Media institution has strong ties with the government
CASE 5: LIM GUAN ENG
v
PUBLIC PROSECUTOR
Lim published 5,000 copies of a pamphlet which contained the words 'Victim imprisoned, criminal free'.
The appellant (Lim) was charged with the first charge that the words 'Mangsa dipenjarakan' ('Victim imprisoned') amounted to false news that had been maliciously published, contrary to s 8A(1) of the Printing Presses and Publications Act 1984 ('the PPPA').

The appellant was alleged to have made a speech in which he said that he was dissatisfied with the laws of Malaysia because of the double standard which resulted in the rape case involving Tan Sri Rahim Tamby Chik ('Rahim'), the former Chief Minister of the state of Melaka, who was charged with having sexual relations with a girl below the age of 16 ('the minor'). However, there was inadequate evidence to proceed with the case against him and the charges were withdrawn.

The evidence showed that at one point in time the minor was detained by the police. However, according to her own evidence, she was not placed in a lock-up. She was then placed in protective custody pursuant to an order made by a magistrate's court.
Rahim not being brought to court and with the fact that the court had ordered the minor to be detained for three years whereas Rahim, who should have been imprisoned for violating the law, was instead set free. These two comments resulted in the second charge against the appellant, that he had committed sedition contrary to s 4(1)(b) of the Sedition Act 1948.

The appellant was found guilty on the first charge and sentenced him to a fine of RM10, 000 in default to six months’ imprisonment. On the second charge, judge has imposed a fine of RM5, 000 in default to the three months’ imprisonment. The appellant appealed against both convictions and sentences passed upon him. At the same time, there were two cross-appeals by the Public Prosecutor who complained that the sentence passed upon the appellant in respect of each proved offence was inadequate.

Whether appellate court can substitute fine with imprisonment
Whether there was actual malice
Whether judge had misdirected himself in convicting the accused
Whether judge had erred in principle
Whether sentence imposed adequate

Issues Argued
'Mangsa dipenjarakan' conveyed the meaning that the minor had been imprisoned despite her innocence, although prosecution evidence showed that the minor had never been imprisoned and that even during her detention by the police, she was not kept in a lock-up. Further, the evidence supported the inference that the appellant was actuated by actual malice in publishing those words.
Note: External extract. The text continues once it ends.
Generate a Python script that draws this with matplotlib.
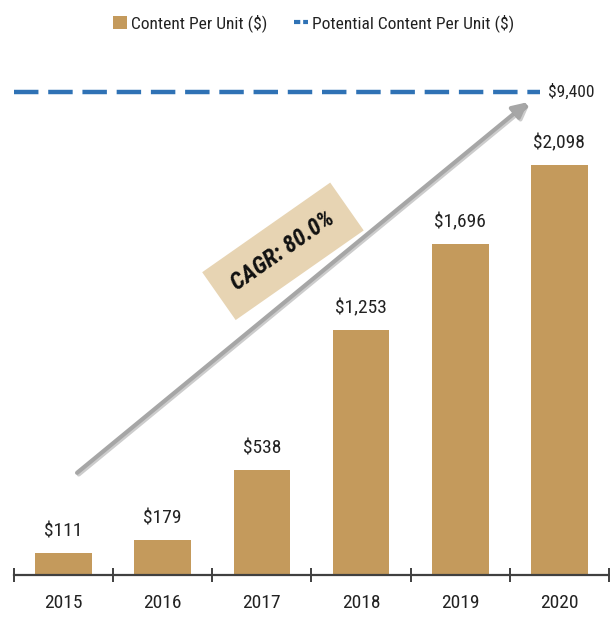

There was, therefore, no misdirection by the judge of himself upon the law or the evidence and the first appeal, which related to the conviction upon the first charge, were without merit.

Held
In a case where it is alleged that a speech was made containing two or more passages that are seditious, it is fairly open to a trial court to order an acquittal in respect of one passage and yet enter a conviction in respect of the other.
A term of 18 months' imprisonment would be the appropriate sentence to be passed upon the appellant on the first charge.
On the evidence adduced, it was clear that the words uttered by the appellant at the meeting were seditious, and the appellant had not sought to argue otherwise. Having regard to the facts of this case, the sentence imposed by the judge must be set aside in favour of a term of imprisonment of 18 months on the second charge.
The Implications of Laws towards Society and Media Practitioner
Society did not get the overall story as the writer was silenced by law
PPPA existed to educate the society, protect the writers’ right
The press freedom of media is limited
PPPA will make media practitioner to avoid writing seditious/defamation statement which could lead to legal action.